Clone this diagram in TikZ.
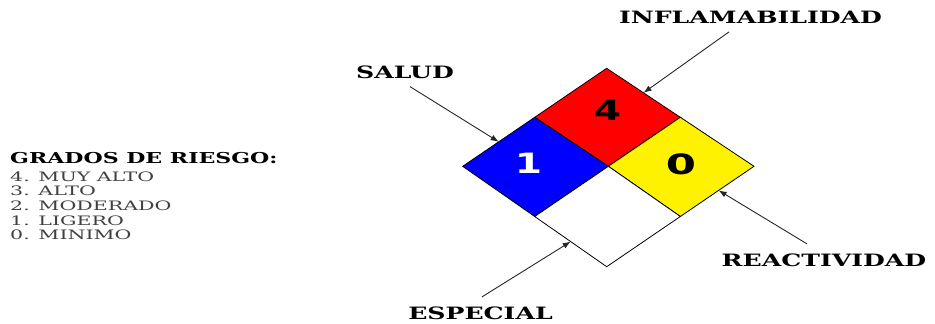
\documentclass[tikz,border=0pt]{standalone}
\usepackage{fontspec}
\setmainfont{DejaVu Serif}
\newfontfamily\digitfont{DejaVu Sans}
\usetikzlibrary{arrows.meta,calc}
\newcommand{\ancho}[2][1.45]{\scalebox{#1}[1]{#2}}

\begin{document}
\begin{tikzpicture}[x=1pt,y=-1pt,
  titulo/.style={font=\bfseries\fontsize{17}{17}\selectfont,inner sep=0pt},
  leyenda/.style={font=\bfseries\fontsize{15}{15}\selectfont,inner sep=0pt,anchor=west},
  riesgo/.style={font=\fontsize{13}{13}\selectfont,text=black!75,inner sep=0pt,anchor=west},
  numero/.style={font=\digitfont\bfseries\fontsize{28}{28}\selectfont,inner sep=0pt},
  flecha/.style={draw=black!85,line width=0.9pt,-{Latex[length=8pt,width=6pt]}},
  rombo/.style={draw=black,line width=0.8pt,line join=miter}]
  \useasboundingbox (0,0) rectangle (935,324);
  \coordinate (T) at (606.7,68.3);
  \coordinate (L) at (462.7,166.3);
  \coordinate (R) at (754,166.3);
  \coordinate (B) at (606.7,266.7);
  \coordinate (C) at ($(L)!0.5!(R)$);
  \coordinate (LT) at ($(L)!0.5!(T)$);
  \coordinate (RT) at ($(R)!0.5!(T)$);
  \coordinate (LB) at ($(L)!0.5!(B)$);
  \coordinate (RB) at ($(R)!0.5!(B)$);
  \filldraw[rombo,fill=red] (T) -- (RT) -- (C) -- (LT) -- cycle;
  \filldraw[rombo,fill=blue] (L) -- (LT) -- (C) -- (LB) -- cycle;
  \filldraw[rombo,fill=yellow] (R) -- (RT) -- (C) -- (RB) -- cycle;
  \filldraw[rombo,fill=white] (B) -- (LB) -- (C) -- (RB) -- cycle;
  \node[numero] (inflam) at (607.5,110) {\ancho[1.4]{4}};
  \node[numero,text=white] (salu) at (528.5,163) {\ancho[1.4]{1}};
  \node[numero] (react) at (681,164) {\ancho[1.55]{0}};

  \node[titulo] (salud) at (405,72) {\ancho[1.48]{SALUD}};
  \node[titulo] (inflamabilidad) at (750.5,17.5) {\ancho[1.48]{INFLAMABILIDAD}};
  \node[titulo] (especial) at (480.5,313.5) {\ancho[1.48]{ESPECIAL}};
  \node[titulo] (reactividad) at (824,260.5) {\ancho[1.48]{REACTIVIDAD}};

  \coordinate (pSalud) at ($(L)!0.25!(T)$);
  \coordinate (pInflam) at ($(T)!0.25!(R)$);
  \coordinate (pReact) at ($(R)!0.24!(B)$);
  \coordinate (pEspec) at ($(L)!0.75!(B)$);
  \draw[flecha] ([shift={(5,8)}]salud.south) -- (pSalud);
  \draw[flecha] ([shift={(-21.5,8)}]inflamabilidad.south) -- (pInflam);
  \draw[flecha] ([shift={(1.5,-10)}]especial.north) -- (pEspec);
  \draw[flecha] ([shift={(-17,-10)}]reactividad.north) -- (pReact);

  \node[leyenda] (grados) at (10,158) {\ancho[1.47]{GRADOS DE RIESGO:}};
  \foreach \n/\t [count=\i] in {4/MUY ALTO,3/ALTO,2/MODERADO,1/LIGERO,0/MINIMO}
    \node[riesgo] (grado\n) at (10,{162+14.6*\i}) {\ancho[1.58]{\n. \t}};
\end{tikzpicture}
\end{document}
####################
> Goal of the exercise: Reproduce the full material exactly, excluding the pictures.

> Reply:
Clone this diagram in TikZ.
\documentclass[tikz,border=0pt]{standalone}
\usepackage{fontspec}
\setmainfont{DejaVu Serif}
\newfontfamily\digitfont{DejaVu Sans}
\usetikzlibrary{arrows.meta,calc}
\newcommand{\ancho}[2][1.45]{\scalebox{#1}[1]{#2}}

\begin{document}
\begin{tikzpicture}[x=1pt,y=-1pt,
  titulo/.style={font=\bfseries\fontsize{17}{17}\selectfont,inner sep=0pt},
  leyenda/.style={font=\bfseries\fontsize{15}{15}\selectfont,inner sep=0pt,anchor=west},
  riesgo/.style={font=\fontsize{13}{13}\selectfont,text=black!75,inner sep=0pt,anchor=west},
  numero/.style={font=\digitfont\bfseries\fontsize{28}{28}\selectfont,inner sep=0pt},
  flecha/.style={draw=black!85,line width=0.9pt,-{Latex[length=8pt,width=6pt]}},
  rombo/.style={draw=black,line width=0.8pt,line join=miter}]
  \useasboundingbox (0,0) rectangle (935,324);
  \coordinate (T) at (606.7,68.3);
  \coordinate (L) at (462.7,166.3);
  \coordinate (R) at (754,166.3);
  \coordinate (B) at (606.7,266.7);
  \coordinate (C) at ($(L)!0.5!(R)$);
  \coordinate (LT) at ($(L)!0.5!(T)$);
  \coordinate (RT) at ($(R)!0.5!(T)$);
  \coordinate (LB) at ($(L)!0.5!(B)$);
  \coordinate (RB) at ($(R)!0.5!(B)$);
  \filldraw[rombo,fill=red] (T) -- (RT) -- (C) -- (LT) -- cycle;
  \filldraw[rombo,fill=blue] (L) -- (LT) -- (C) -- (LB) -- cycle;
  \filldraw[rombo,fill=yellow] (R) -- (RT) -- (C) -- (RB) -- cycle;
  \filldraw[rombo,fill=white] (B) -- (LB) -- (C) -- (RB) -- cycle;
  \node[numero] (inflam) at (607.5,110) {\ancho[1.4]{4}};
  \node[numero,text=white] (salu) at (528.5,163) {\ancho[1.4]{1}};
  \node[numero] (react) at (681,164) {\ancho[1.55]{0}};

  \node[titulo] (salud) at (405,72) {\ancho[1.48]{SALUD}};
  \node[titulo] (inflamabilidad) at (750.5,17.5) {\ancho[1.48]{INFLAMABILIDAD}};
  \node[titulo] (especial) at (480.5,313.5) {\ancho[1.48]{ESPECIAL}};
  \node[titulo] (reactividad) at (824,260.5) {\ancho[1.48]{REACTIVIDAD}};

  \coordinate (pSalud) at ($(L)!0.25!(T)$);
  \coordinate (pInflam) at ($(T)!0.25!(R)$);
  \coordinate (pReact) at ($(R)!0.24!(B)$);
  \coordinate (pEspec) at ($(L)!0.75!(B)$);
  \draw[flecha] ([shift={(5,8)}]salud.south) -- (pSalud);
  \draw[flecha] ([shift={(-21.5,8)}]inflamabilidad.south) -- (pInflam);
  \draw[flecha] ([shift={(1.5,-10)}]especial.north) -- (pEspec);
  \draw[flecha] ([shift={(-17,-10)}]reactividad.north) -- (pReact);

  \node[leyenda] (grados) at (10,158) {\ancho[1.47]{GRADOS DE RIESGO:}};
  \foreach \n/\t [count=\i] in {4/MUY ALTO,3/ALTO,2/MODERADO,1/LIGERO,0/MINIMO}
    \node[riesgo] (grado\n) at (10,{162+14.6*\i}) {\ancho[1.58]{\n. \t}};
\end{tikzpicture}
\end{document}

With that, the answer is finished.